One of the main problems that lawyers face is the lack of traceability of cryptocurrencies; not to mention their volatility and liquidity. If a spouse does not disclose a holding of digital currencies, they cannot easily be traced and identified, unlike other assets.
One of the appealing things that draws investors to cryptocurrencies is the anonymity. This is what Bitcoin prided itself on when it was first developed. But the feature that made it so appealing is also what has made it hard to prove in divorces. Suspicion that someone might have invested in digital currencies simply is not enough, and it is something that could potentially cost the English courts a lot of money to prove.
The second issue they face is due to their volatility. It is very difficult to fairly distribute an inherently volatile asset. Divorces have different ways in which they distribute monetary assets and risk laden ones, which poses a lot of problems when you consider that cryptocurrencies incorporate both. Assuming that the digital currencies have been disclosed and they can be identified, they belong more to the risk laden assets, but a fair balance will need to be struck in order to achieve fairness between the spouses.
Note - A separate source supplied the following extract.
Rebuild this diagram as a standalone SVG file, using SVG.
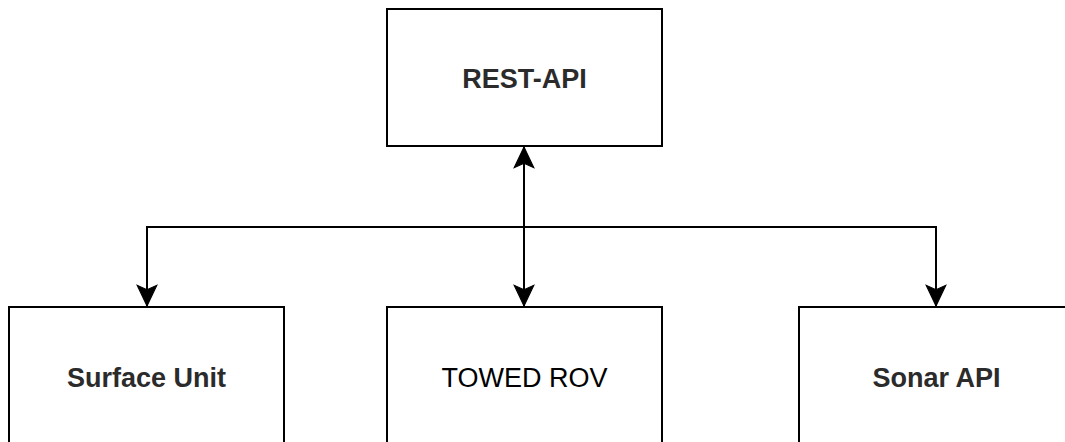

The way in which cryptocurrencies are dealt with in a divorce setting needs to be clearer, as digital currencies are not going anywhere quickly. Nearly one fifth of 18-24 year olds considered Bitcoin to be an attractive investment opportunity in a recent UK survey. This means that divorce lawyers and the courts will have to be flexible and willing to adapt quickly on how to handle Bitcoin and other cryptocurrencies in a divorce settlement.